For the south test item, the tensile strains at the slab bottom were always higher than those on the surface.  Neither of the gage responses indicated a crack initiation. For the north test item, the initial tensile strains at the slab bottom were much higher than those on the surface. There was also a distinct jump in the responses due to the increase of wheel load from 20,000 lbs. to 28,000 lbs. The application of overloads seemed to have a minimal effect in strain responses.

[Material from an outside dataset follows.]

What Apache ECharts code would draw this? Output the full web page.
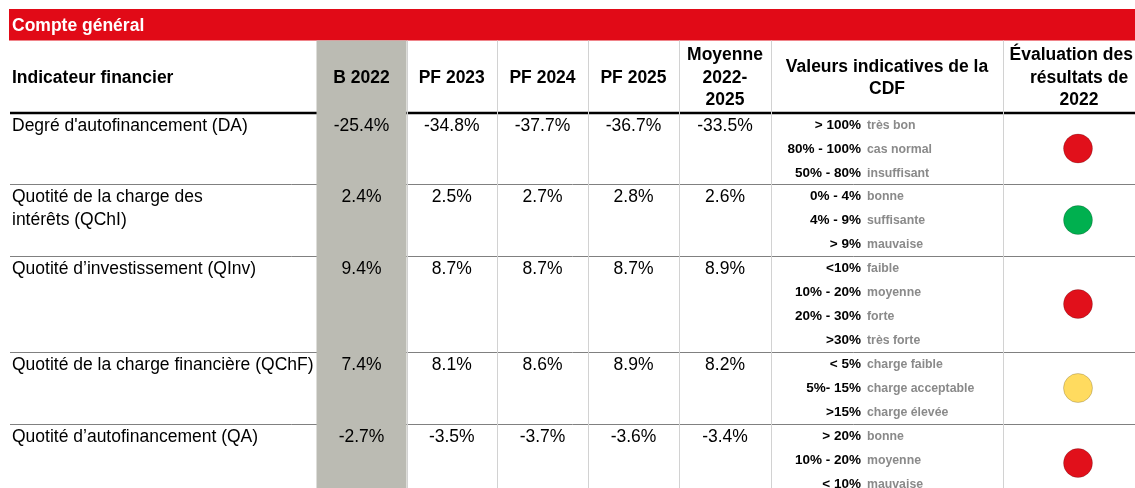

Two ECS sensors were installed on a trial basis on the south test item only.  The figure below illustrates peak deflections from two sensors against the accumulated load passes. In both cases, peak downward deflections at slab corners increased rapidly under the overload traffic, then gradually recovered under subsequent normal traffic. At failure, there was a sudden drop in peak deflection response (over 20 mils), suggesting that the developing cracks had destroyed the slab flexure completely.

 


CC8 Phase 1 Overload ECS Sensor Deflections (Click to Zoom)

Failure Mechanism

The observed distresses are the result of wheel load repetitions at slab corners that cause corner deflections and stresses in the top surface of the slab, resulting in fatigue damage and ultimately cracking. It is important to note that the top-down cracks did not occur under the action of the overloads themselves; rather, the overloads provided the opportunity for fatigue damage to take place earlier than it would otherwise. The magnitude and frequency of loads, the support conditions at slab corners, the uniformity of the subbase, and the degree of joint load transfer, all combine to permit excessive downward corner deflections. As the corner becomes progressively less supported and experiences correspondingly higher deflections and stresses under loads, distresses occur along the outer edge of the slab. A graphic demonstration of such localized failure is given in the figure below. Hypothetically, a stronger support from underlying layers (e.g., stabilized subbase) would provide protection against the observed distresses at slab corners.

 

 

 

 

 

Failure Mechanism (Click to Zoom)

 

Overload Effects

In the figure below, the structural deterioration for both test items are plotted versus cumulative coverages on a logarithmic scale to correspond to traditional plotting of fatigue relationships. Two important observations can be obtained from it. At the same reference load level, overloads considerably shortened pavement fatigue life up to the first full-depth crack (i.e., at which SCI just begins to diminish from its initial level of 100). In addition, the figure suggests that overloads did not affect the rate of structural deterioration (slope of the falling leg of the SCI-vs-log(C) curve).

 


SCI as a Function of Coverages (Click to Zoom)

 

Conclusions

Based on the results of the CC8 Phase 1 Overload Test, the key finds were:

 

  • The observed distresses are the result of wheel load repetitions at slab corners causing corner deflections and stresses in the top surface of the slab, resulting in fatigue damage and ultimate cracking.

 

  • The fatigue failure of the overloaded slabs was accelerated because heavy wheel loads compressed the aggregate base, thereby opening a void space under the slab and providing the opportunity for top-down cracking. These results suggest that the use of stabilized bases under rigid pavements may provide benefit in the form of additional tolerance of occasional overloads, i.e., beyond the limit currently established by ICAO (5% above PCN for rigid pavements). 

 

  • Overloads considerably shortened pavement fatigue life up to the first full-depth crack (i.e., at which SCI just begins to diminish from its initial level of 100).

 

  • Overloads did not affect the rate of structural deterioration (slope of the falling leg of the SCI-vs-log(C) curve).